Além disso, em obter dictum, o relator afirmou que o critério escolhido pelo legislador (no artigo 76 da Lei Federal nº 9.605/98) é de duvidosa constitucionalidade.
Ressalta-se que no julgado mencionado acima, não parece ter sido considerado o texto da LC 140/11, havendo apenas uma menção de que, na época da lavratura da autuação discutida, a norma ainda não havia sido editada.
Trazida a interpretação do STJ acerca da possibilidade de dupla (ou tripla) sanção pelo mesmo fato, fundamentada na competência comum dos entes da federação para exercer a fiscalização ambiental, nos parece que o acórdão da ADI 4.757, nesse aspecto, não causa tanta surpresa.
Com efeito, a interpretação da LC 140/11, incluindo o artigo 17, § 3º, está em processo de amadurecimento, sendo a decisão da ADI 4.757 apenas mais um passo de lapidação da interpretação da norma.
É certo que ainda serão proferidas diversas decisões judiciais sobre o tema, merecendo especial atenção às eventuais decisões a serem proferidas pelo STJ. Claramente a corte superior ainda não pacificou entendimento a respeito do cabimento de sanção dupla (ou tripla) imposta por diferentes entes da federação.
[1] ANTUNES. Paulo de Bessa. LEMOS, Bruno Linhares. Conflitos federativos nas competências materiais ambientais In Farias, Talden. 10 anos da Lei Complementar 140: desafios e perspectivas Andradina: Editora Meraki, 2022. 1266 p. 70. Edição do Kindle.
[2] O ministro Nunes Marques acompanhou a relatora com ressalvas.
[3] FARIAS, Talden. Competência administrativa ambiental: fiscalização, sanções e licenciamento ambiental na Lei Complementar nº 140/ 2011. Rio de Janeiro: Lumen Juris, 2020. p. 67.

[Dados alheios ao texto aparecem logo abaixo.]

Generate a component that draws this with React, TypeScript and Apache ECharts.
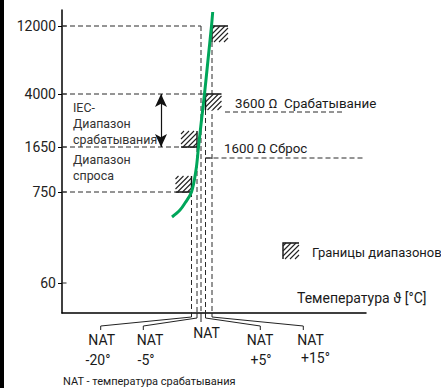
import React, { useEffect, useRef } from "react";
import * as echarts from "echarts";

// Schematic resistance axis (Ω): tick labels and their schematic heights
const resistanceTicks = ["60", "750", "1650", "4000", "12000"];
const resistanceLevels = [30, 121, 166, 219, 287];

// NAT reference temperatures (schematic temperature axis)
const natOffsets = ["-20°", "-5°", "", "+5°", "+15°"];
const natLevels = [129.5, 135, 139, 143.5, 150];

// PTC characteristic curve (schematic temperature, schematic resistance)
const curveT = [110, 118, 123, 129.5, 134, 136.5, 139.5, 142.5, 146, 149.5, 150.7];
const curveR = [96, 103, 110, 121, 143, 166, 193, 219, 253, 287, 301];

// Range boundaries: NAT index, resistance index, direction (1 = hatch below-right, -1 = above-left)
const boundNat = [4, 3, 1, 0];
const boundRes = [4, 3, 2, 1];
const boundDir = [1, 1, -1, -1];

// Resistance guide lines: which NAT line each resistance level runs to
const guideRes = [4, 3, 2, 1];
const guideNat = [2, 3, 1, 0];
// Top of each NAT vertical guide (resistance index)
const natTopRes = [1, 2, 4, 3, 4];

// Trip / reset thresholds
const thresholdLabels = ["3600 Ω  Срабатывание", "1600 Ω Сброс"];
const thresholdLevels = [201, 155];
const thresholdStart = [163, 143.5];
const thresholdEnd = [281, 301];

const FONT = "Roboto, 'Open Sans', sans-serif";
const INK = "#1a1a1a";

function hatchSegments(L: number, T: number, s: number, step: number) {
  const segs: number[][] = [];
  for (let c = L + T + 3; c < L + T + 2 * s - 1; c += step) {
    const x1 = Math.max(L, c - (T + s));
    const x2 = Math.min(L + s, c - T);
    if (x2 > x1) segs.push([x1, c - x1, x2, c - x2]);
  }
  return segs;
}

export default function App() {
  const ref = useRef<HTMLDivElement>(null);
  useEffect(() => {
    if (!ref.current) return;
    const chart = echarts.init(ref.current, null, { renderer: "svg" });

    const guides: number[][] = [];
    guideRes.forEach((ri, k) => {
      guides.push([0, resistanceLevels[ri], natLevels[guideNat[k]], resistanceLevels[ri], 1]);
    });
    natLevels.forEach((x, i) => {
      guides.push([x, resistanceLevels[natTopRes[i]], x, 0, 1]);
    });
    thresholdLevels.forEach((y, i) => {
      guides.push([thresholdStart[i], y, thresholdEnd[i], y, 1]);
    });
    guides.push([natLevels[3], thresholdLevels[1], natLevels[4], thresholdLevels[1], 0]);
    resistanceLevels.forEach((y) => guides.push([0, y, 4.5, y, 0]));

    const bounds = boundNat.map((ni, k) => [natLevels[ni], resistanceLevels[boundRes[k]], boundDir[k]]);

    const natLabelX = [39.7, 88, 144.5, 198, 248.5];
    const degLabelX = [36, 84, 0, 199, 253.5];
    const elbowX = [38.7, 81.3, 0, 198.3, 241.3];
    const bendY = [-4, -5, -9, -5, -4];

    const legend = hatchSegments(283, 243, 16, 5);

    chart.setOption({
      animation: false,
      grid: { left: 62, top: 10, right: 75, bottom: 75 },
      xAxis: {
        type: "value",
        min: 0,
        max: 304,
        axisLine: { show: true, onZero: false, lineStyle: { color: "#000", width: 1.5 } },
        axisTick: { show: false },
        axisLabel: { show: false },
        splitLine: { show: false },
      },
      yAxis: {
        type: "value",
        min: 0,
        max: 303,
        axisLine: { show: true, onZero: false, lineStyle: { color: "#000", width: 1.5 } },
        axisTick: { show: true, customValues: resistanceLevels, length: 4, lineStyle: { color: "#000", width: 1 } },
        axisLabel: {
          customValues: resistanceLevels,
          formatter: (v: number) => {
            const i = resistanceLevels.indexOf(v);
            return i >= 0 ? resistanceTicks[i] : "";
          },
          fontFamily: FONT,
          fontSize: 14,
          color: "#222",
          margin: 6,
        },
        splitLine: { show: false },
      },
      series: [
        {
          type: "custom",
          name: "guides",
          clip: false,
          z: 2,
          data: guides,
          encode: { x: [0, 2], y: [1, 3] },
          renderItem: (_p: any, api: any) => {
            const a = api.coord([api.value(0), api.value(1)]);
            const b = api.coord([api.value(2), api.value(3)]);
            const dashed = api.value(4) === 1;
            return {
              type: "line",
              shape: { x1: a[0], y1: a[1], x2: b[0], y2: b[1] },
              style: { stroke: "#2a2a2a", lineWidth: 1, lineDash: dashed ? [5, 3] : null },
            };
          },
        },
        {
          type: "custom",
          name: "bounds",
          clip: false,
          z: 3,
          data: bounds,
          renderItem: (_p: any, api: any) => {
            const p = api.coord([api.value(0), api.value(1)]);
            const dir = api.value(2);
            const s = 16;
            const L = dir > 0 ? p[0] : p[0] - s;
            const T = dir > 0 ? p[1] : p[1] - s;
            const edge =
              dir > 0
                ? [[L + s, T], [L, T], [L, T + s]]
                : [[L, T + s], [L + s, T + s], [L + s, T]];
            const children: any[] = [
              { type: "rect", shape: { x: L, y: T, width: s, height: s }, style: { fill: "#fff" } },
              { type: "polyline", shape: { points: edge }, style: { stroke: "#111", lineWidth: 1.4, fill: null } },
            ];
            hatchSegments(L, T, s, 5).forEach((g) =>
              children.push({
                type: "line",
                shape: { x1: g[0], y1: g[1], x2: g[2], y2: g[3] },
                style: { stroke: "#222", lineWidth: 1.1 },
              })
            );
            return { type: "group", children };
          },
        },
        {
          type: "custom",
          name: "nat",
          clip: false,
          z: 3,
          data: natLevels.map((x) => [x, 0]),
          renderItem: (p: any, api: any) => {
            const i = p.dataIndex;
            const x = api.value(0);
            const top = api.coord([x, 0]);
            const children: any[] = [];
            if (natOffsets[i] === "") {
              const bot = api.coord([x, bendY[i]]);
              children.push({
                type: "line",
                shape: { x1: top[0], y1: top[1], x2: bot[0], y2: bot[1] },
                style: { stroke: "#222", lineWidth: 1 },
              });
              const t = api.coord([natLabelX[i], -20]);
              children.push({
                type: "text",
                style: { text: "NAT", x: t[0], y: t[1], align: "center", verticalAlign: "middle", font: `14px ${FONT}`, fill: INK },
              });
            } else {
              const b = api.coord([x, bendY[i]]);
              const e = api.coord([elbowX[i], -13]);
              const f = api.coord([elbowX[i], -17]);
              children.push({
                type: "polyline",
                shape: { points: [top, b, e, f] },
                style: { stroke: "#222", lineWidth: 1, fill: null },
              });
              const t = api.coord([natLabelX[i], -27]);
              children.push({
                type: "text",
                style: { text: "NAT", x: t[0], y: t[1], align: "center", verticalAlign: "middle", font: `14px ${FONT}`, fill: INK },
              });
              const d = api.coord([degLabelX[i], i === 4 ? -45 : -47]);
              children.push({
                type: "text",
                style: { text: natOffsets[i], x: d[0], y: d[1], align: "center", verticalAlign: "middle", font: `14px ${FONT}`, fill: INK },
              });
            }
            return { type: "group", children };
          },
        },
        {
          type: "line",
          name: "PTC",
          data: curveT.map((t, i) => [t, curveR[i]]),
          smooth: 0.35,
          showSymbol: false,
          symbol: "none",
          z: 5,
          lineStyle: { color: "#00a65a", width: 3 },
          markLine: {
            silent: true,
            symbol: ["arrow", "arrow"],
            symbolSize: [9, 13],
            label: { show: false },
            lineStyle: { color: "#111", type: "solid", width: 1.2 },
            data: [[{ coord: [99, resistanceLevels[3]] }, { coord: [99, resistanceLevels[2]] }]],
          },
        },
      ],
      graphic: [
        { type: "rect", left: 0, top: 0, shape: { width: 4, height: 388 }, style: { fill: "#000" } },
        {
          type: "text",
          x: 73,
          y: 99,
          style: { text: "IEC-\nДиапазон\nсрабатывания", font: `12.4px ${FONT}`, lineHeight: 16, fill: "#333" },
        },
        {
          type: "text",
          x: 73,
          y: 152,
          style: { text: "Диапазон\nспроса", font: `12.4px ${FONT}`, lineHeight: 15.5, fill: "#333" },
        },
        {
          type: "text",
          x: 235,
          y: 103,
          style: { text: thresholdLabels[0], font: `13.4px ${FONT}`, fill: INK, verticalAlign: "middle" },
        },
        {
          type: "text",
          x: 224,
          y: 148,
          style: { text: thresholdLabels[1], font: `13.3px ${FONT}`, fill: INK, verticalAlign: "middle" },
        },
        {
          type: "group",
          children: [
            { type: "polyline", shape: { points: [[299, 243], [283, 243], [283, 259]] }, style: { stroke: "#111", lineWidth: 1.4, fill: null } },
            ...legend.map((g) => ({
              type: "line",
              shape: { x1: g[0], y1: g[1], x2: g[2], y2: g[3] },
              style: { stroke: "#222", lineWidth: 1.1 },
            })),
          ],
        },
        {
          type: "text",
          x: 312,
          y: 252,
          style: { text: "Границы диапазонов", font: `13px ${FONT}`, fill: INK, verticalAlign: "middle" },
        },
        {
          type: "text",
          x: 297,
          y: 298,
          style: { text: "Темепература ϑ [°C]", font: `14px ${FONT}`, fill: INK, verticalAlign: "middle" },
        },
        {
          type: "text",
          x: 63,
          y: 381,
          style: { text: "NAT - температура срабатывания", font: `11px ${FONT}`, fill: INK, verticalAlign: "middle" },
        },
      ],
    });
    return () => chart.dispose();
  }, []);
  return <div ref={ref} style={{ position: "absolute", left: 0, top: 0, width: 441, height: 388 }} />;
}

[4] BURMANN, Alexandre. TORRES, Marcos Abreu. Artigo 17 da Lei Complementar 140/ 11: evolução legislativa, desafios e perspectivas. In Farias, Talden. 10 anos da Lei Complementar 140: desafios e perspectivas Andradina: Editora Meraki, 2022. 1266 p. 104. Edição do Kindle.
[5] ANTUNES. Paulo de Bessa. LEMOS, Bruno Linhares. Conflitos federativos nas competências materiais ambientais In Farias, Talden. 10 anos da Lei Complementar 140: desafios e perspectivas Andradina: Editora Meraki, 2022. 1266 p. 84-85. Edição do Kindle.

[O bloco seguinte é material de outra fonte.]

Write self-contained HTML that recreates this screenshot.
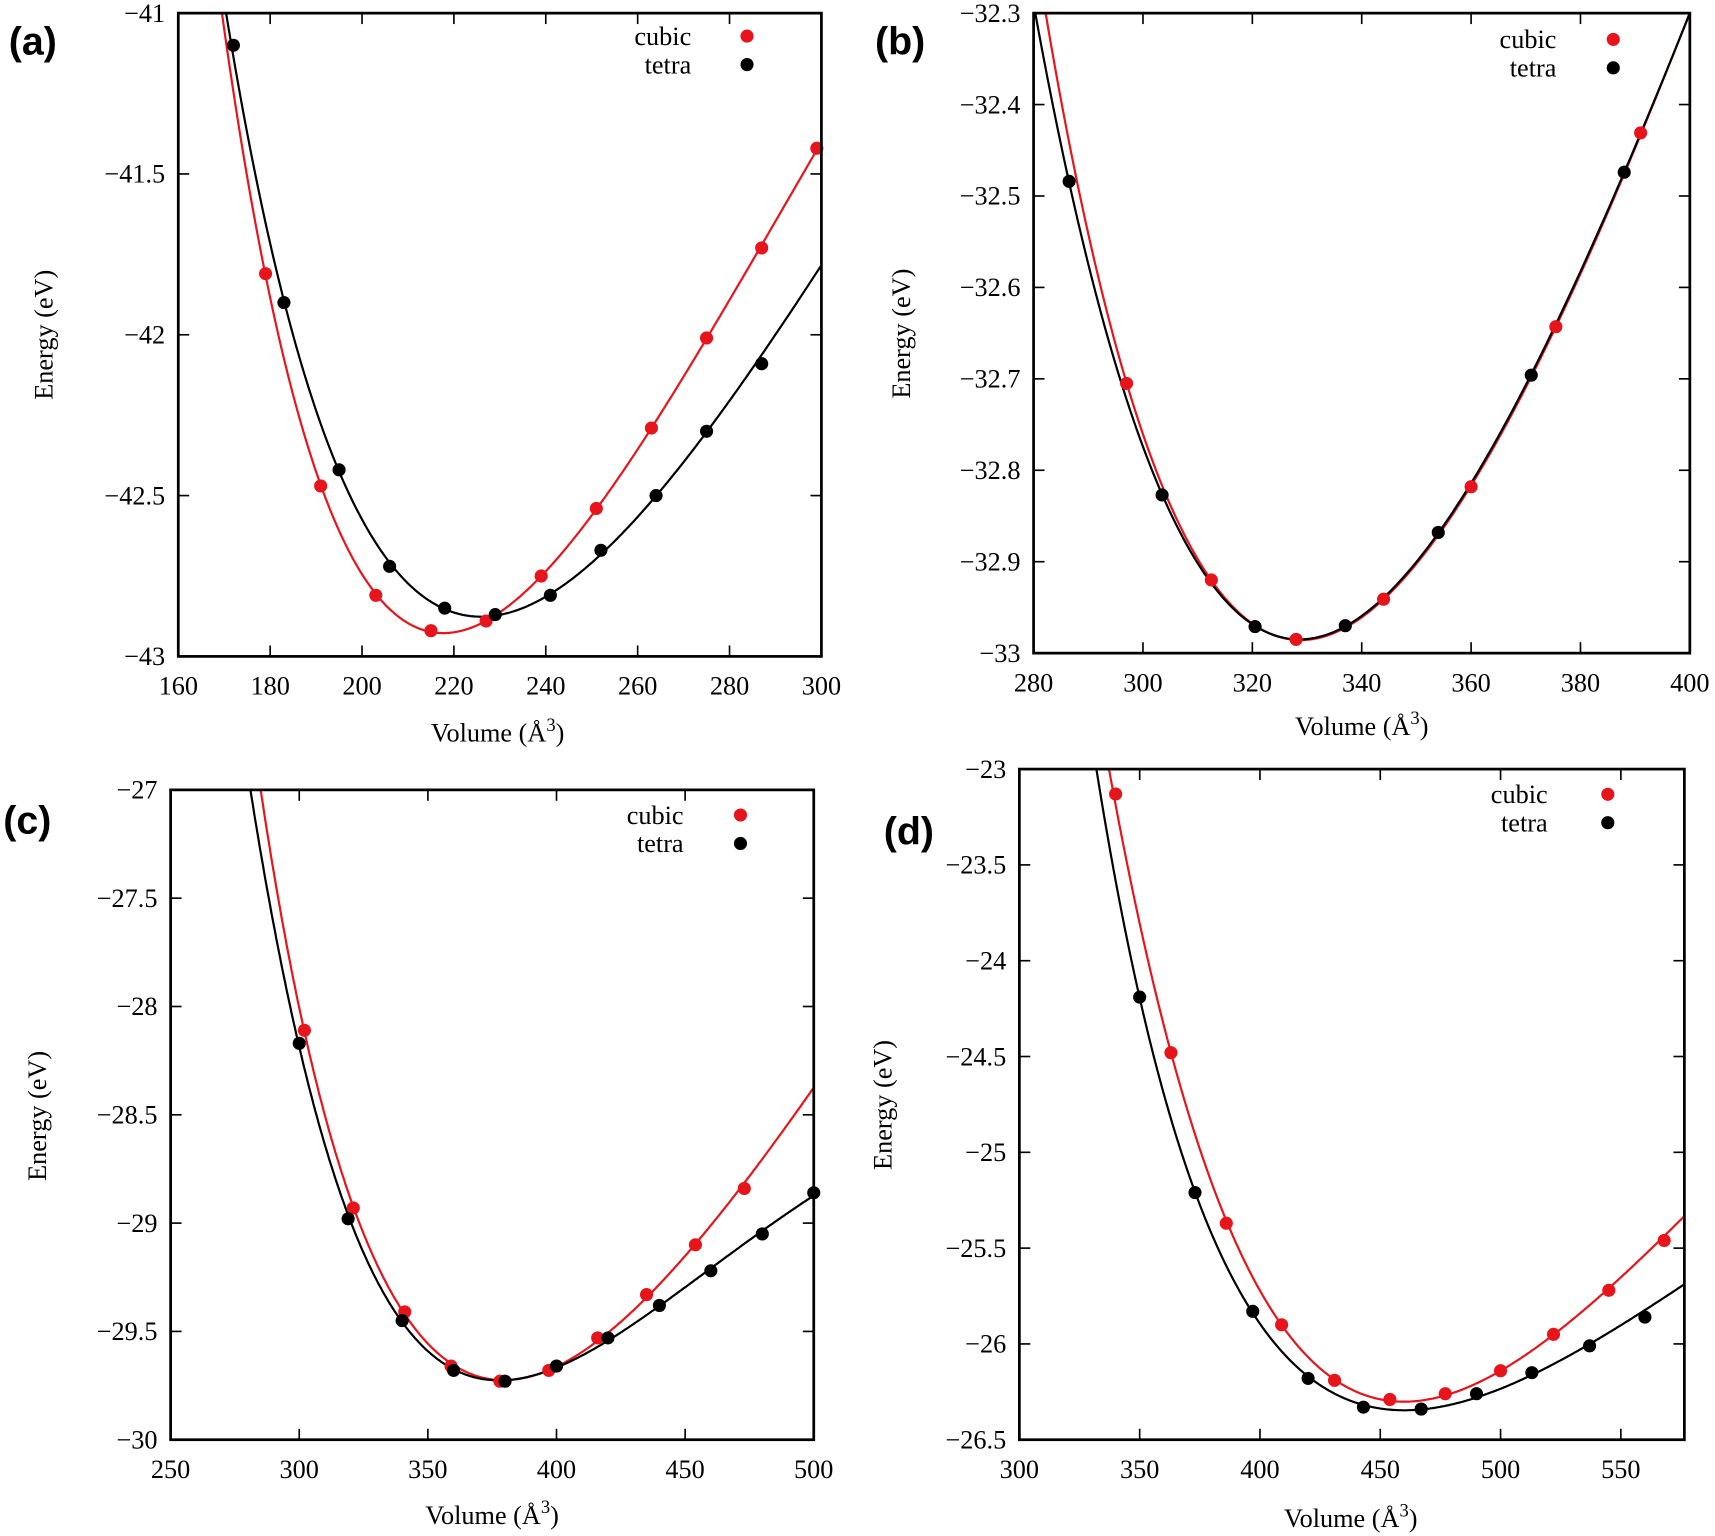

[6] MORAES. Rodrigo Jorge. A Lei Complementar 140/ 2011 e o Modelo Cooperativo de Tutela Administrativa Comum do Meio Ambiente. In Farias, Talden. 10 anos da Lei Complementar 140: desafios e perspectivas Andradina: Editora Meraki, 2022. 1266 p. 84-85. Edição do Kindle.
[7] https://www.gov.br/ibama/pt-br/acesso-a-informacao/institucional/arquivos/ojn/ojn_49_2013.pdf consultado em 15/04/2023.

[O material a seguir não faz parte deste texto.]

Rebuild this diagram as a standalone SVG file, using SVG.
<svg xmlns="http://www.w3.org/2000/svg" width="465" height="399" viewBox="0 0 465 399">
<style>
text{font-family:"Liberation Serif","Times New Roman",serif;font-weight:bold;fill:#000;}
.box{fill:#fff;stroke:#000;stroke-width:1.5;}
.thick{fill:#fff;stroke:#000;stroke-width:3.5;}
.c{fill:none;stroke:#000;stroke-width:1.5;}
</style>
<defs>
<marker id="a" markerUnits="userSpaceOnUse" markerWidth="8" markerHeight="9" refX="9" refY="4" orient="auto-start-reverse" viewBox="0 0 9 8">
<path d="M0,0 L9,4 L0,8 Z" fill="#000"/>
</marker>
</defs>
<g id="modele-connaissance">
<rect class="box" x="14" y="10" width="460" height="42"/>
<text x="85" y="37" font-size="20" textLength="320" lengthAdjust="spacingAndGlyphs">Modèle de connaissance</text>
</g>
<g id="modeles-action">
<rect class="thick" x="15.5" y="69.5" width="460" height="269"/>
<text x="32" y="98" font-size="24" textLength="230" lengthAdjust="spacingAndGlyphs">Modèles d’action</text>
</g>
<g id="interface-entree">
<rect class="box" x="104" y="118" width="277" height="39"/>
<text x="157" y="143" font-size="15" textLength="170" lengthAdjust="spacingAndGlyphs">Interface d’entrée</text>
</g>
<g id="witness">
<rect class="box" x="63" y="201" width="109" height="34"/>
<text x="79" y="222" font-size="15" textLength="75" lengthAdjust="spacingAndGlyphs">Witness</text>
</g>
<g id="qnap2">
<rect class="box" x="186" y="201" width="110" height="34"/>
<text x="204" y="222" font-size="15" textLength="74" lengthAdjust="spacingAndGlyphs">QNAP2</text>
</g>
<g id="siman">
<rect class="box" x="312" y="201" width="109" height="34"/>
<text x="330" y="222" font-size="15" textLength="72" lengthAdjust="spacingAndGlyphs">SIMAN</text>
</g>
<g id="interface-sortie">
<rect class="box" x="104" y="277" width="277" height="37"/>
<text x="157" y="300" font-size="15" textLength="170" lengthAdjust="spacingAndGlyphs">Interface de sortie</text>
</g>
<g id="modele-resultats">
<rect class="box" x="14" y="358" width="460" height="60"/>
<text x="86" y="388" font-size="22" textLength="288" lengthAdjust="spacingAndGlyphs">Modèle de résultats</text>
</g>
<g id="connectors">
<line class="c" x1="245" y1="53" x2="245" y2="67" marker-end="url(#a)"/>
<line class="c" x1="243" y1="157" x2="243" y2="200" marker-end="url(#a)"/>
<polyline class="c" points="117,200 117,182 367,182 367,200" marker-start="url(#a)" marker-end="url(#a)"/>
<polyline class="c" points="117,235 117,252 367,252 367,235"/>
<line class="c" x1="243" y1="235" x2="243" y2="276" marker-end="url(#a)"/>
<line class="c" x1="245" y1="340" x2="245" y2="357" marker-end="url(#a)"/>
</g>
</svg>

[8] AgInt no REsp n. 1.676.465/SP, relator ministro Herman Benjamin, 2ª Turma, julgado em 8/10/2019, DJe de 30/10/2019.
[9] AgRg no REsp n. 1.569.052/RN, relator ministro Napoleão Nunes Maia Filho, 1ª Turma, julgado em 15/4/2019, DJe de 22/4/2019.
[10] AgInt no REsp n. 1.484.933/CE, relatora ministra Regina Helena Costa, 1ª Turma, julgado em 21/3/2017, DJe de 29/3/2017.
[11] AgRg no REsp n. 711.405/PR, relator ministro Humberto Martins, 2ª Turma, julgado em 28/4/2009, DJe de 15/5/2009.
[12] AgRg no REsp n. 1.373.302/CE, relator ministro Humberto Martins, 2ª Turma, julgado em 11/6/2013, DJe de 19/6/2013.
[13] REsp n. 1.560.916/AL, relator ministro Francisco Falcão, 2ª Turma, julgado em 6/10/2016, DJe de 9/12/2016.
[14] REsp nº 673.765/RJ, relator ministro LUIZ FUX, DJ de 26/09/2005, p. 214; REsp 1.560.022/SP, rel. ministro HERMAN BENJAMIN, 2ª TURMA, DJe 3/2/2016; REsp 1.142.377/RJ, rel. ministro HERMAN BENJAMIN, 2ª TURMA, DJe 28/2/2012.
[15] Art. 76. O pagamento de multa imposta pelos Estados, Municípios, Distrito Federal ou Territórios substitui a multa federal na mesma hipótese de incidência.